Lets try to translate a sample text from WMT23

In [10]:
sample_text_list = [
    '徹底した感染対策／クラツー公式 - 助成金でお得旅',
    '助成金ツアー・県民割旅行ならクラブツーリズム！',
    '各都道府県毎の助成を活用したツアーをご紹介。',
    '密集・密閉・密接を避けた新しい旅の形をご提案。',
    '助成金ツアーで旅に出よう／クラブツーリズム。',
    'CTPは全国旅行支援と併用可・到着地: 沖縄, 関西, 北海道, 東北, 九州。'
]

#### Get preceeding text using the helper utility

In [11]:
pre_text_list = t_ragx.utils.helper.get_preceding_text(sample_text_list)
pre_text_list

[[],
 ['徹底した感染対策／クラツー公式 - 助成金でお得旅'],
 ['徹底した感染対策／クラツー公式 - 助成金でお得旅', '助成金ツアー・県民割旅行ならクラブツーリズム！'],
 ['徹底した感染対策／クラツー公式 - 助成金でお得旅',
  '助成金ツアー・県民割旅行ならクラブツーリズム！',
  '各都道府県毎の助成を活用したツアーをご紹介。'],
 ['助成金ツアー・県民割旅行ならクラブツーリズム！',
  '各都道府県毎の助成を活用したツアーをご紹介。',
  '密集・密閉・密接を避けた新しい旅の形をご提案。'],
 ['各都道府県毎の助成を活用したツアーをご紹介。',
  '密集・密閉・密接を避けた新しい旅の形をご提案。',
  '助成金ツアーで旅に出よう／クラブツーリズム。']]

#### Translate!

In [12]:
t_ragx_translator.batch_translate(sample_text_list, pre_text_list=pre_text_list, source_lang_code='ja', target_lang_code='en', memory_search_args={'top_k':3})

  0%|          | 0/6 [00:00<?, ?it/s]

['Thorough infection prevention measures / Katsuura Official - Affordable travel with subsidies',
 "If it's a subsidized tour or a hometown trip, it's club tourism!",
 'We introduce tours that make use of subsidies from each prefecture.',
 'We propose new forms of travel that avoid crowded, enclosed and close-contact situations.',
 'Go on a tour with subsidized travel ② Club Tourism.',
 'CTP can be used for national travel support and can be used at the following destinations: Okinawa, Kansai, Hokkaido, Tohoku, and Kyushu.']

#### Notice that the translation is non-deterministic, so there would be some variations every time

In [13]:
t_ragx_translator.batch_translate(sample_text_list, pre_text_list=pre_text_list, source_lang_code='ja', target_lang_code='en', memory_search_args={'top_k':3})

  0%|          | 0/6 [00:00<?, ?it/s]

['Thorough infection prevention measures / Katsuura Official - Affordable travel with subsidies',
 "If it's a subsidized tour or a citizen's tour, it's club tourism!",
 'Here is a tour that utilizes the grants available in each prefecture.',
 'We propose a new form of travel to avoid crowded and closed spaces and close contact.',
 'Go on a tour with subsidies!
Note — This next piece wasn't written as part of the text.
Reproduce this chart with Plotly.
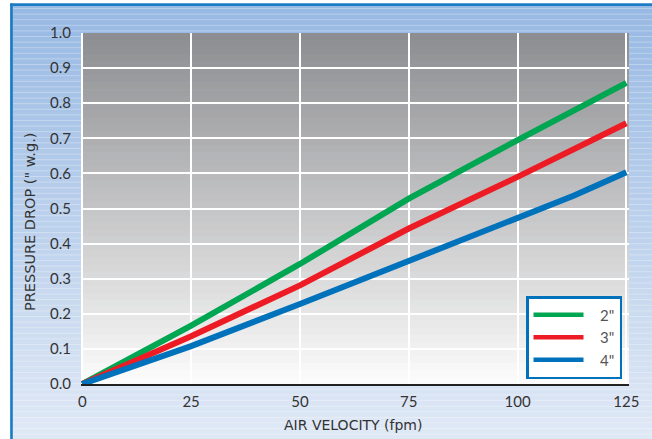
import plotly.graph_objects as go

# ---- data ----
velocity_2in = [0, 25, 50, 75, 100, 125]
drop_2in = [0.0, 0.166, 0.342, 0.528, 0.695, 0.858]

velocity_3in = [0, 25, 50, 68, 75, 100, 125]
drop_3in = [0.0, 0.136, 0.281, 0.395, 0.443, 0.59, 0.743]

velocity_4in = [0, 25, 50, 75, 100, 113, 125]
drop_4in = [0.0, 0.108, 0.228, 0.35, 0.472, 0.537, 0.603]

series_names = ['2"', '3"', '4"']
series_colors = ["#00a651", "#ed1c24", "#0072bc"]

x_ticks = [0, 25, 50, 75, 100, 125]
y_ticks = [0.0, 0.1, 0.2, 0.3, 0.4, 0.5, 0.6, 0.7, 0.8, 0.9, 1.0]
y_ticktext = ["0.0", "0.1", "0.2", "0.3", "0.4", "0.5", "0.6", "0.7", "0.8", "0.9", "1.0"]

x_title = "AIR VELOCITY (fpm)"
y_title = 'PRESSURE DROP (" w.g.)'

# ---- layout geometry ----
W, H = 652, 439
ML, MR, MT, MB = 81, 23, 33, 55
PW, PH = W - ML - MR, H - MT - MB


def px(xp):
    return (xp - ML) / PW


def py(yp):
    return (H - MB - yp) / PH


def mix(c1, c2, t):
    a = [int(c1[i:i + 2], 16) for i in (1, 3, 5)]
    b = [int(c2[i:i + 2], 16) for i in (1, 3, 5)]
    return "#%02x%02x%02x" % tuple(round(a[k] + (b[k] - a[k]) * t) for k in range(3))


shapes = []
# outer frame gradient (light blue)
frame_top, frame_bot = 3, H
n = 40
for i in range(n):
    y0 = frame_top + (frame_bot - frame_top) * i / n
    y1 = min(frame_top + (frame_bot - frame_top) * (i + 1) / n + 0.5, H)
    shapes.append(dict(type="rect", xref="paper", yref="paper", layer="below",
                       x0=px(10), x1=px(W), y0=py(y1), y1=py(y0),
                       line=dict(width=0),
                       fillcolor=mix("#98b9e3", "#dfe8f5", i / (n - 1))))
# subtle horizontal stripes
yy = 8.5
while yy < H:
    shapes.append(dict(type="line", xref="paper", yref="paper", layer="below",
                       x0=px(13), x1=px(W), y0=py(yy), y1=py(yy),
                       line=dict(width=1, color="rgba(255,255,255,0.3)")))
    yy += 5.6
# plot-area gradient (dark gray top -> near white bottom)
m = 50
for i in range(m):
    shapes.append(dict(type="rect", xref="x domain", yref="y domain", layer="below",
                       x0=0, x1=1, y0=max(1 - (i + 1) / m - 0.002, 0), y1=1 - i / m,
                       line=dict(width=0),
                       fillcolor=mix("#8d8e91", "#fbfbfb", i / (m - 1))))
# frame border (top and left edges visible in the reference)
shapes.append(dict(type="line", xref="paper", yref="paper", layer="above",
                   x0=px(10.2), x1=px(W), y0=py(4.7), y1=py(4.7),
                   line=dict(width=2.6, color="#1a7cc4")))
shapes.append(dict(type="line", xref="paper", yref="paper", layer="above",
                   x0=px(11.5), x1=px(11.5), y0=py(H), y1=py(3.4),
                   line=dict(width=2.6, color="#1a7cc4")))

fig = go.Figure()
for xs, ys, name, col in zip([velocity_2in, velocity_3in, velocity_4in],
                             [drop_2in, drop_3in, drop_4in],
                             series_names, series_colors):
    fig.add_trace(go.Scatter(x=xs, y=ys, mode="lines", name=name, legendgroup=name,
                             showlegend=False, line=dict(color=col, width=6)))
# legend entries (thinner sample lines, as in the reference)
for name, col in zip(series_names, series_colors):
    fig.add_trace(go.Scatter(x=[None], y=[None], mode="lines", name="   " + name,
                             legendgroup=name, showlegend=True,
                             line=dict(color=col, width=4.5)))

tick_font = "Lato, 'DejaVu Sans', sans-serif"
title_font = "'DejaVu Sans', sans-serif"

fig.update_layout(
    width=W, height=H,
    autosize=False,
    margin=dict(l=ML, r=MR, t=MT, b=MB, pad=0, autoexpand=False),
    paper_bgcolor="white",
    plot_bgcolor="rgba(0,0,0,0)",
    shapes=shapes,
    font=dict(family=tick_font, size=15, color="#333333"),
    showlegend=True,
    legend=dict(
        x=px(622), y=py(379), xanchor="right", yanchor="bottom",
        bgcolor="white", bordercolor="#0072bc", borderwidth=2.5,
        font=dict(family=tick_font, size=15, color="#555555"),
        itemwidth=50, tracegroupgap=0,
    ),
    xaxis=dict(
        range=[-0.3, 125.6], tickvals=x_ticks, ticktext=[str(v) for v in x_ticks],
        showgrid=True, gridcolor="white", gridwidth=1.5,
        zeroline=False, showline=True, linecolor="#222222", linewidth=1.5,
        ticks="", ticklen=0, ticklabelstandoff=3, automargin=False,
    ),
    yaxis=dict(
        range=[0, 1.0], tickvals=y_ticks, ticktext=y_ticktext,
        showgrid=True, gridcolor="white", gridwidth=1.5,
        zeroline=False, showline=False,
        ticks="", ticklen=0, ticklabelstandoff=9, automargin=False,
    ),
    annotations=[
        dict(text=x_title, xref="paper", yref="paper", x=px(353), y=py(425),
             xanchor="center", yanchor="middle", showarrow=False,
             font=dict(family=title_font, size=14, color="#333333")),
        dict(text=y_title, xref="paper", yref="paper", x=px(30), y=py(222),
             xanchor="center", yanchor="middle", showarrow=False, textangle=-90,
             font=dict(family=title_font, size=14.5, color="#333333")),
    ],
)

fig.write_html("out.html", config={"displayModeBar": False},
               post_script="document.body.style.margin='0px';")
Club Tourism.',
 'CTP can be used for nationwide travel support and can be used for the following destinations: Okinawa, Kansai, Hokkaido, Tohoku, and Kyushu.']

### Expected Translations (TRagx-Mistral-7B-Instruct-v0.2 without quantization)
- Thorough infection countermeasures/Katsuura official - Affordable travel with subsidies
- If you're looking for a subsidized tour or a discounted trip for residents, then Club Tourism!
- Here are some tours that make use of the subsidies offered by each prefecture.
- We propose a new form of travel that avoids crowded, closed, and close contact.
- Go on a tour with subsidies/Club Tourism.
- CTP can be used for nationwide travel support and can be used in conjunction with other travel support programs. Arrival destinations: Okinawa, Kansai, Hokkaido, Tohoku, Kyushu.


### Reference Translation
- Thorough Infection Controls / Club Tourism Official - Subsidized Budget Travel
- Subsidized Tours - Club Tourism for Domestic Tourism Campaign!
- We provide tours that take advantage of subsidies in each prefecture.
- We suggest a new type of travel that avoids crowded places, closed spaces, and close contact.
- Take a Trip on a Subsidized Tour / Club Tourism.
- The Club Tourism Pass can be used with the national travel subsidy program - Destinations: Okinawa, Kansai, Hokkaido, Tohoku, Kyushu.